[begin Collected material]

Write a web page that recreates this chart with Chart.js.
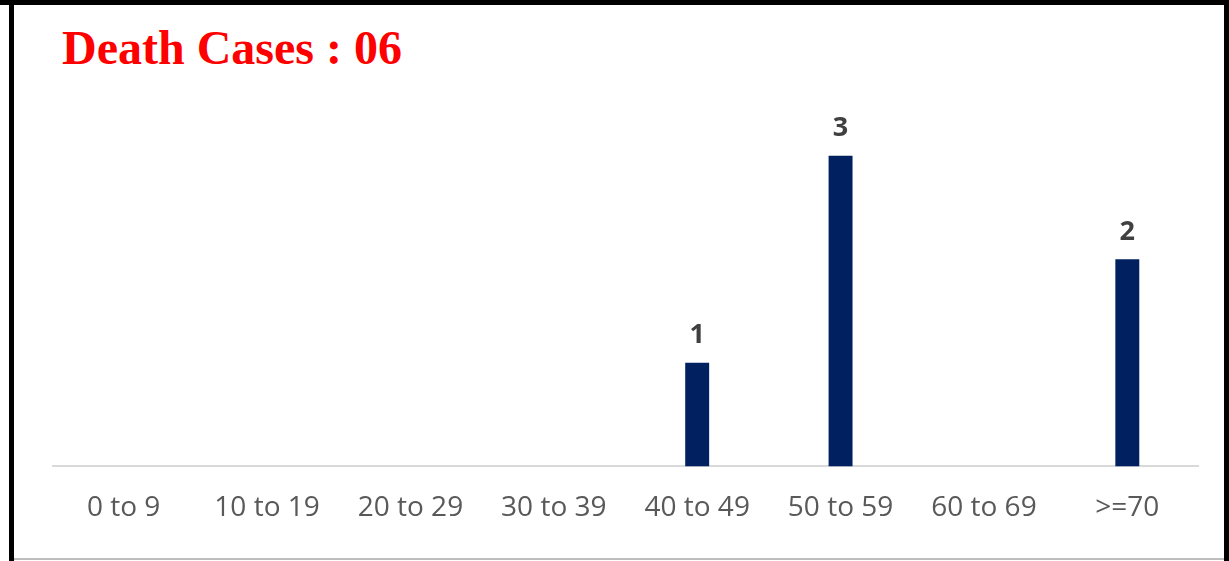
<!DOCTYPE html>
<html>
<head>
<meta charset="utf-8">
<script src="https://cdn.jsdelivr.net/npm/chart.js@4/dist/chart.umd.min.js"></script>
<style>
  html, body { margin: 0; padding: 0; background: #fff; }
  body { width: 1229px; height: 561px; position: relative; overflow: hidden; }
  .frame-top { position: absolute; left: 0; top: 0; width: 1229px; height: 5px; background: #000; }
  .frame-left { position: absolute; left: 9px; top: 0; width: 5px; height: 561px; background: #000; }
  .frame-right { position: absolute; left: 1224px; top: 4px; width: 5px; height: 557px; background: #000; }
  .frame-bottom { position: absolute; left: 14px; top: 558px; width: 1210px; height: 2px; background: #bdbdbd; }
  .title {
    position: absolute; left: 62px; top: 20px;
    font-family: "Liberation Serif", "Times New Roman", serif;
    font-weight: bold; font-size: 48px; color: #ff0000; white-space: nowrap;
  }
  #wrap { position: absolute; left: 52px; top: 0; width: 1147px; height: 561px; }
</style>
</head>
<body>
<div class="frame-top"></div>
<div class="frame-left"></div>
<div class="frame-right"></div>
<div class="frame-bottom"></div>
<div class="title">Death Cases : 06</div>
<div id="wrap"><canvas id="chart"></canvas></div>
<script>
// age groups and death counts
const ageGroups = ['0 to 9', '10 to 19', '20 to 29', '30 to 39', '40 to 49', '50 to 59', '60 to 69', '>=70'];
const deaths = [0, 0, 0, 0, 1, 3, 0, 2];

// draw the count above each non-zero bar
const barLabels = {
    id: 'barLabels',
    afterDatasetsDraw(chart) {
        const ctx = chart.ctx;
        const meta = chart.getDatasetMeta(0);
        ctx.save();
        ctx.font = 'bold 27px "Open Sans", sans-serif';
        ctx.fillStyle = '#404040';
        ctx.textAlign = 'center';
        ctx.textBaseline = 'bottom';
        meta.data.forEach((bar, i) => {
            if (!deaths[i]) return;
            ctx.fillText(String(deaths[i]), bar.x, bar.y - 14);
        });
        ctx.restore();
    }
};

new Chart(document.getElementById('chart'), {
    type: 'bar',
    data: {
        labels: ageGroups,
        datasets: [{
            data: deaths,
            backgroundColor: '#002060',
            borderWidth: 0,
            barPercentage: 0.167,
            categoryPercentage: 1.0
        }]
    },
    options: {
        responsive: true,
        maintainAspectRatio: false,
        animation: false,
        layout: { padding: { top: 104, bottom: 11, left: 0, right: 0 } },
        plugins: { legend: { display: false }, tooltip: { enabled: false } },
        scales: {
            x: {
                grid: { display: false, drawTicks: false },
                border: { display: true, color: '#d9d9d9', width: 2 },
                ticks: {
                    color: '#595959',
                    padding: 25,
                    font: { family: '"Open Sans", sans-serif', size: 28 }
                }
            },
            y: {
                display: false,
                min: 0,
                max: 3.5
            }
        }
    },
    plugins: [barLabels]
});
</script>
</body>
</html>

[end Collected material]

Copy out each line word for word, please, skipping the images.

Write a web page that recreates this chart with Chart.js.
<!DOCTYPE html>
<html>
<head>
<meta charset="utf-8">
<script src="https://cdn.jsdelivr.net/npm/chart.js@4/dist/chart.umd.min.js"></script>
<style>
  html, body { margin: 0; padding: 0; background: #fff; }
  body { width: 1229px; height: 561px; position: relative; overflow: hidden; }
  .frame-top { position: absolute; left: 0; top: 0; width: 1229px; height: 5px; background: #000; }
  .frame-left { position: absolute; left: 9px; top: 0; width: 5px; height: 561px; background: #000; }
  .frame-right { position: absolute; left: 1224px; top: 4px; width: 5px; height: 557px; background: #000; }
  .frame-bottom { position: absolute; left: 14px; top: 558px; width: 1210px; height: 2px; background: #bdbdbd; }
  .title {
    position: absolute; left: 62px; top: 20px;
    font-family: "Liberation Serif", "Times New Roman", serif;
    font-weight: bold; font-size: 48px; color: #ff0000; white-space: nowrap;
  }
  #wrap { position: absolute; left: 52px; top: 0; width: 1147px; height: 561px; }
</style>
</head>
<body>
<div class="frame-top"></div>
<div class="frame-left"></div>
<div class="frame-right"></div>
<div class="frame-bottom"></div>
<div class="title">Death Cases : 06</div>
<div id="wrap"><canvas id="chart"></canvas></div>
<script>
// age groups and death counts
const ageGroups = ['0 to 9', '10 to 19', '20 to 29', '30 to 39', '40 to 49', '50 to 59', '60 to 69', '>=70'];
const deaths = [0, 0, 0, 0, 1, 3, 0, 2];

// draw the count above each non-zero bar
const barLabels = {
    id: 'barLabels',
    afterDatasetsDraw(chart) {
        const ctx = chart.ctx;
        const meta = chart.getDatasetMeta(0);
        ctx.save();
        ctx.font = 'bold 27px "Open Sans", sans-serif';
        ctx.fillStyle = '#404040';
        ctx.textAlign = 'center';
        ctx.textBaseline = 'bottom';
        meta.data.forEach((bar, i) => {
            if (!deaths[i]) return;
            ctx.fillText(String(deaths[i]), bar.x, bar.y - 14);
        });
        ctx.restore();
    }
};

new Chart(document.getElementById('chart'), {
    type: 'bar',
    data: {
        labels: ageGroups,
        datasets: [{
            data: deaths,
            backgroundColor: '#002060',
            borderWidth: 0,
            barPercentage: 0.167,
            categoryPercentage: 1.0
        }]
    },
    options: {
        responsive: true,
        maintainAspectRatio: false,
        animation: false,
        layout: { padding: { top: 104, bottom: 11, left: 0, right: 0 } },
        plugins: { legend: { display: false }, tooltip: { enabled: false } },
        scales: {
            x: {
                grid: { display: false, drawTicks: false },
                border: { display: true, color: '#d9d9d9', width: 2 },
                ticks: {
                    color: '#595959',
                    padding: 25,
                    font: { family: '"Open Sans", sans-serif', size: 28 }
                }
            },
            y: {
                display: false,
                min: 0,
                max: 3.5
            }
        }
    },
    plugins: [barLabels]
});
</script>
</body>
</html>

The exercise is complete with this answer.